Japan megabanks plan joint yen stablecoin by March 2027
MUFG, SMBC and Mizuho signed an MOU on June 10, 2026 to issue a yen‑pegged stablecoin for corporate transactions by March 2027 on MUFG’s Progmat platform under FSA oversight.
MUFG Bank, Mizuho Bank and Sumitomo Mitsui Banking Corporation signed a memorandum of understanding on June 10, 2026 to jointly issue a yen‑pegged stablecoin for live corporate transactions by March 2027. The token will be issued on MUFG’s Progmat distributed ledger platform and operate under oversight from Japan’s Financial Services Agency (FSA).
The banks will act as co‑settlors under a trust agreement while a separate trust bank or equivalent institution will serve as trustee. The yen reserves backing the token will be held in a legally segregated account, separate from any single issuer’s balance sheet. Under the FSA framework, a stablecoin issued this way is treated as a deposit and is subject to prudential rules that apply to bank deposits.
The MOU establishes a voluntary council to finalize governance, operational rules and issuance architecture. The council will set details such as issuance limits, reserve management procedures, interoperability with other tokens and governance voting arrangements. The banks aim to begin commercial transactions during fiscal 2026, which ends in March 2027.
Prior pilot work for the project explored issuance levels targeting roughly 1 trillion yen, about $6.7 billion, by 2028. Initial use cases identified by the banks focus on securities settlement and wholesale business‑to‑business cross‑border payments rather than retail payments.

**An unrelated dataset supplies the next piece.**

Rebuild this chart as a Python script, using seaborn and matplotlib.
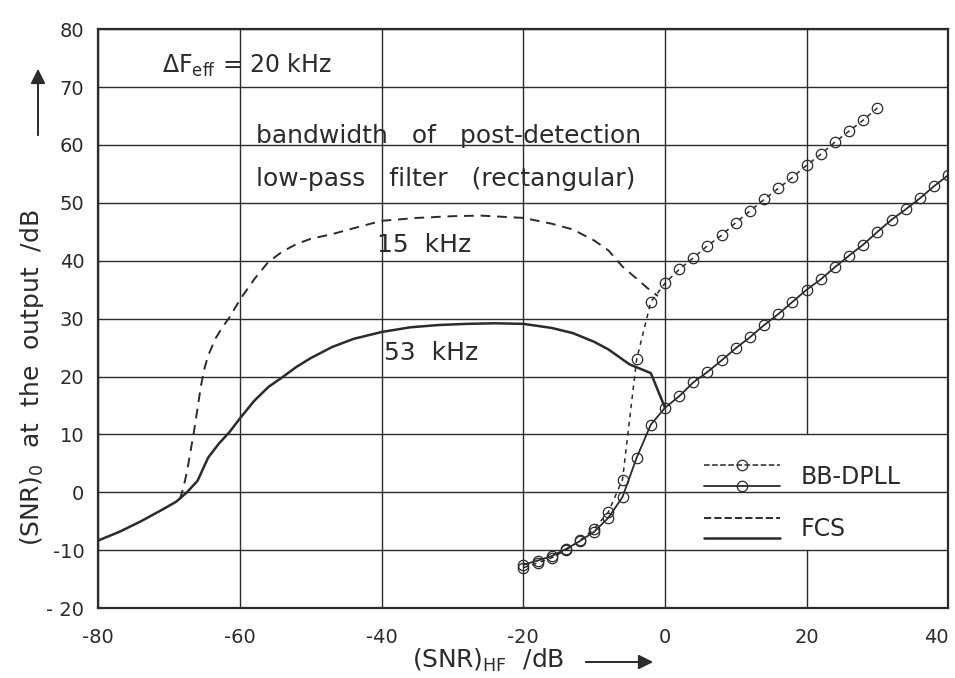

Progmat is a distributed ledger platform incubated inside MUFG and developed with NTT Data. It supports multiple chains including Ethereum, Polygon, Avalanche and Cosmos, and has been used in earlier tokenization projects and a cross‑border payments initiative called Project Pax. Project Pax was selected by the FSA’s FinTech Proof‑of‑Concept Hub in November 2025.
The banks plan a dollar‑pegged token to follow the yen launch within the same fiscal year to support domestic and cross‑border dollar payment corridors.
The announcement comes as U.S. dollar‑pegged stablecoins account for an estimated 84% to 90% of a roughly $300 billion global stablecoin market. Private yen stablecoins hold a small share of that market; the leading private yen issuer has a market cap near $18 million. The three banks together manage more than $7 trillion in assets.
Political and regulatory changes have coincided with the banks’ plan. On June 1, 2026, a panel of the ruling Liberal Democratic Party recommended promoting yen‑based stablecoins for settlements across Asia and proposed a legal framework for crypto ETF trading. The same day Japan updated rules to recognise certain foreign‑issued stablecoins as electronic payment instruments and set conditions for licensed operators to handle qualifying digital assets.
The MOU does not list other participants, and the banks said additional institutional members and financing partners could join the system later. The council will complete operational and governance work before any commercial issuance takes place, and the trust structure and FSA oversight will apply to any live operations.